According to CheckOnChain's difficulty-regression model, the average production cost per BTC is around $88,000 as of March 13. This estimate translates to a loss of approximately $19,000 for each coin mined, which is roughly a 21% loss per block on average. The situation is further exacerbated by the current geopolitical climate.

Geopolitical tensions have led to oil price surges above $100 a barrel, directly impacting electricity costs and putting additional pressure on miners, particularly those operating in regions sensitive to Middle Eastern supply. The Strait of Hormuz's closure has significantly disrupted global oil flows, while former President Trump's ultimatum threatening attacks on Iranian power infrastructure has added fresh operational risks for miners.
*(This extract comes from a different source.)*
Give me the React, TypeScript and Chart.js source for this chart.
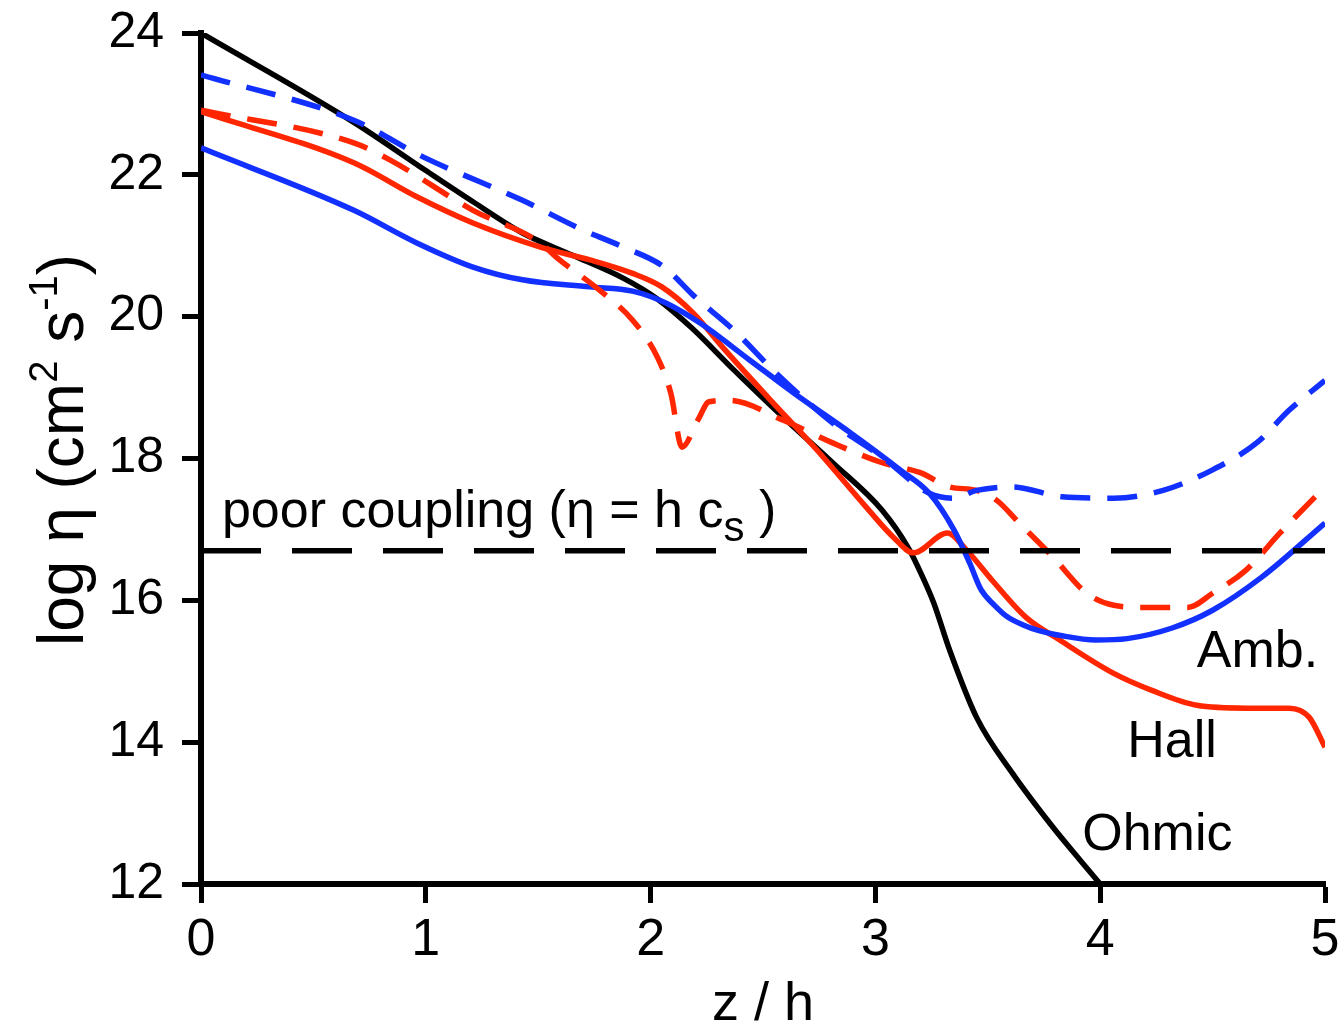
import React, { useEffect, useRef } from "react";
import { Chart, registerables } from "chart.js";

Chart.register(...registerables);

const FONT = '"Liberation Sans", Arial, Helvetica, sans-serif';
const BLUE = "rgb(18, 48, 255)";
const RED = "rgb(255, 38, 0)";

// Ohmic diffusivity (single model, solid black)
const ohmicZ = [0, 0.68, 1.0, 1.21, 1.43, 1.65, 1.88, 2.03, 2.18, 2.37, 2.59, 2.81, 3.03, 3.15, 3.21, 3.26, 3.33, 3.45, 3.61, 3.79, 3.91, 4.0];
const ohmicEta = [24.0, 22.74, 22.06, 21.62, 21.18, 20.87, 20.54, 20.25, 19.85, 19.25, 18.58, 17.94, 17.27, 16.72, 16.33, 15.96, 15.3, 14.35, 13.56, 12.8, 12.34, 12.0];

// Ambipolar diffusivity, solid and dashed
const ambZ = [0, 0.68, 0.96, 1.21, 1.43, 1.73, 1.92, 2.07, 2.22, 2.44, 2.66, 2.89, 3.11, 3.24, 3.35, 3.42, 3.47, 3.53, 3.59, 3.66, 3.72, 3.83, 3.98, 4.12, 4.32, 4.5, 4.72, 5.0];
const ambEta = [22.38, 21.5, 21.04, 20.7, 20.52, 20.42, 20.36, 20.19, 19.91, 19.39, 18.87, 18.36, 17.84, 17.51, 16.99, 16.52, 16.15, 15.93, 15.76, 15.65, 15.58, 15.5, 15.44, 15.46, 15.61, 15.86, 16.33, 17.09];

const ambDashedZ = [0, 0.68, 0.99, 1.43, 1.7, 1.88, 2.06, 2.19, 2.37, 2.56, 2.81, 3.03, 3.24, 3.35, 3.45, 3.61, 3.83, 4.06, 4.28, 4.5, 4.7, 4.84, 5.0];
const ambDashedEta = [23.41, 22.77, 22.25, 21.64, 21.22, 20.98, 20.7, 20.3, 19.81, 19.2, 18.5, 18.02, 17.51, 17.44, 17.55, 17.6, 17.46, 17.44, 17.55, 17.84, 18.23, 18.68, 19.1];

// Hall diffusivity, solid and dashed
const hallZ = [0, 0.68, 0.96, 1.21, 1.51, 1.73, 1.92, 2.05, 2.19, 2.32, 2.52, 2.74, 2.96, 3.08, 3.17, 3.32, 3.4, 3.52, 3.67, 3.82, 4.06, 4.23, 4.43, 4.65, 4.84, 4.93, 5.0];
const hallEta = [22.89, 22.17, 21.69, 21.32, 20.98, 20.8, 20.61, 20.42, 20.05, 19.57, 18.87, 18.12, 17.31, 16.89, 16.67, 16.95, 16.73, 16.28, 15.76, 15.44, 14.97, 14.73, 14.52, 14.48, 14.48, 14.35, 13.93];

const hallDashedZ = [0, 0.68, 0.84, 1.21, 1.51, 1.58, 1.77, 1.92, 2.03, 2.09, 2.14, 2.21, 2.26, 2.35, 2.59, 2.81, 3.03, 3.2, 3.33, 3.45, 3.54, 3.64, 3.79, 3.94, 4.06, 4.21, 4.39, 4.5, 4.65, 4.8, 5.0];
const hallDashedEta = [22.91, 22.45, 22.21, 21.5, 21.04, 20.84, 20.38, 19.95, 19.43, 18.92, 18.16, 18.54, 18.8, 18.82, 18.54, 18.22, 17.94, 17.8, 17.6, 17.55, 17.41, 17.09, 16.61, 16.1, 15.93, 15.9, 15.9, 16.1, 16.43, 16.95, 17.6];

// Poor-coupling threshold eta = h c_s
const limitZ = [0, 5];
const limitEta = [16.7, 16.7];

// Curve names, placed in data coordinates (left edge, baseline)
const curveNames = ["Amb.", "Hall", "Ohmic"];
const curveNameZ = [4.43, 4.12, 3.92];
const curveNameEta = [15.06, 13.79, 12.48];

const pts = (xs: number[], ys: number[]) => xs.map((x, i) => ({ x, y: ys[i] }));

type Run = { text: string; size: number; dy: number };

function drawRuns(ctx: CanvasRenderingContext2D, x0: number, base: number, runs: Run[], center = false) {
  let total = 0;
  const widths = runs.map((r) => {
    ctx.font = `${r.size}px ${FONT}`;
    const w = ctx.measureText(r.text).width;
    total += w;
    return w;
  });
  let x = center ? x0 - total / 2 : x0;
  runs.forEach((r, i) => {
    ctx.font = `${r.size}px ${FONT}`;
    ctx.fillText(r.text, x, base + r.dy);
    x += widths[i];
  });
}

const textPlugin = {
  id: "etaText",
  afterDraw(chart: any) {
    const { ctx, scales } = chart;
    const xs = scales.x;
    const ys = scales.y;
    ctx.save();
    ctx.fillStyle = "#000";
    ctx.textAlign = "left";
    ctx.textBaseline = "alphabetic";

    ctx.font = `52px ${FONT}`;
    curveNames.forEach((t, i) => {
      ctx.fillText(t, xs.getPixelForValue(curveNameZ[i]), ys.getPixelForValue(curveNameEta[i]));
    });

    drawRuns(ctx, xs.getPixelForValue(0.093), ys.getPixelForValue(17.03), [
      { text: "poor coupling (\u03b7 = h c", size: 52, dy: 0 },
      { text: "s", size: 42, dy: 14 },
      { text: " )", size: 52, dy: 0 },
    ]);

    // x axis title
    drawRuns(ctx, (xs.left + xs.right) / 2, 1020, [{ text: "z / h", size: 54, dy: 0 }], true);

    // y axis title, rotated
    ctx.translate(83, 450);
    ctx.rotate(-Math.PI / 2);
    drawRuns(
      ctx,
      0,
      0,
      [
        { text: "log \u03b7 (cm", size: 64, dy: 0 },
        { text: "2", size: 40, dy: -26 },
        { text: " s", size: 64, dy: 0 },
        { text: "-1", size: 40, dy: -26 },
        { text: ")", size: 64, dy: 0 },
      ],
      true
    );
    ctx.restore();
  },
};

export default function App() {
  const canvasRef = useRef<HTMLCanvasElement | null>(null);

  useEffect(() => {
    document.body.style.margin = "0";
    const canvas = canvasRef.current;
    if (!canvas) return;

    const line = (data: { x: number; y: number }[], color: string, dash: number[] = []) => ({
      data,
      borderColor: color,
      backgroundColor: color,
      borderWidth: 5.5,
      borderDash: dash,
      borderCapStyle: "butt" as const,
      pointRadius: 0,
      fill: false,
      cubicInterpolationMode: "monotone" as const,
    });

    const chart = new Chart(canvas, {
      type: "line",
      data: {
        datasets: [
          { ...line(pts(limitZ, limitEta), "#000", [60, 31]), label: "poor coupling" },
          { ...line(pts(ambDashedZ, ambDashedEta), BLUE, [30, 17]), label: "Amb. (dashed)" },
          { ...line(pts(hallDashedZ, hallDashedEta), RED, [30, 17]), label: "Hall (dashed)" },
          { ...line(pts(ambZ, ambEta), BLUE), label: "Amb." },
          { ...line(pts(hallZ, hallEta), RED), label: "Hall" },
          { ...line(pts(ohmicZ, ohmicEta), "#000"), label: "Ohmic" },
        ],
      },
      options: {
        responsive: false,
        animation: false,
        events: [],
        layout: { padding: { left: 0, right: 17, top: 33, bottom: 0 } },
        plugins: { legend: { display: false }, tooltip: { enabled: false }, title: { display: false } },
        scales: {
          x: {
            type: "linear",
            min: 0,
            max: 5,
            ticks: { stepSize: 1, color: "#000", font: { family: FONT, size: 52 }, padding: 6, maxRotation: 0 },
            grid: { drawOnChartArea: false, drawTicks: true, tickLength: 19, tickWidth: 5, tickColor: "#000" },
            border: { display: true, color: "#000", width: 6 },
            afterFit: (s: any) => {
              s.height = 142;
              s.paddingLeft = 0;
              s.paddingRight = 0;
            },
          },
          y: {
            type: "linear",
            min: 12,
            max: 24,
            ticks: { stepSize: 2, color: "#000", font: { family: FONT, size: 50 }, padding: 18 },
            grid: { drawOnChartArea: false, drawTicks: true, tickLength: 19, tickWidth: 5, tickColor: "#000" },
            border: { display: true, color: "#000", width: 6 },
            afterFit: (s: any) => {
              s.width = 201;
              s.paddingTop = 0;
              s.paddingBottom = 0;
            },
          },
        },
      },
      plugins: [textPlugin],
    });

    return () => chart.destroy();
  }, []);

  return (
    <div style={{ width: 1342, height: 1026 }}>
      <canvas ref={canvasRef} width={1342} height={1026} style={{ display: "block" }} />
    </div>
  );
}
Network metrics clearly reflect the strain: difficulty plunged 7.76% on Saturday to 133.79 trillion, with hash rate falling to around 920 exahashes per second (EH/s) from its peak of 1 zetahash in 2025. The average block time during the last epoch stretched to approximately 12 minutes and 36 seconds, well above the target 10-minute mark.

The market's response is clear: public miners are diversifying their operations by expanding into AI and high-performance computing, aiming to achieve steadier income streams than those offered by unprofitable bitcoin mining. However, this trend may only serve as a temporary solution until Bitcoin's price recovers or energy costs decrease.

Looking ahead, CoinWarz data projects that the next difficulty adjustment in early April is likely to be lower if current conditions persist. This would further reduce profitability for miners and eventually lead to an exodus, which could have significant knock-on effects on spot markets via forced selling.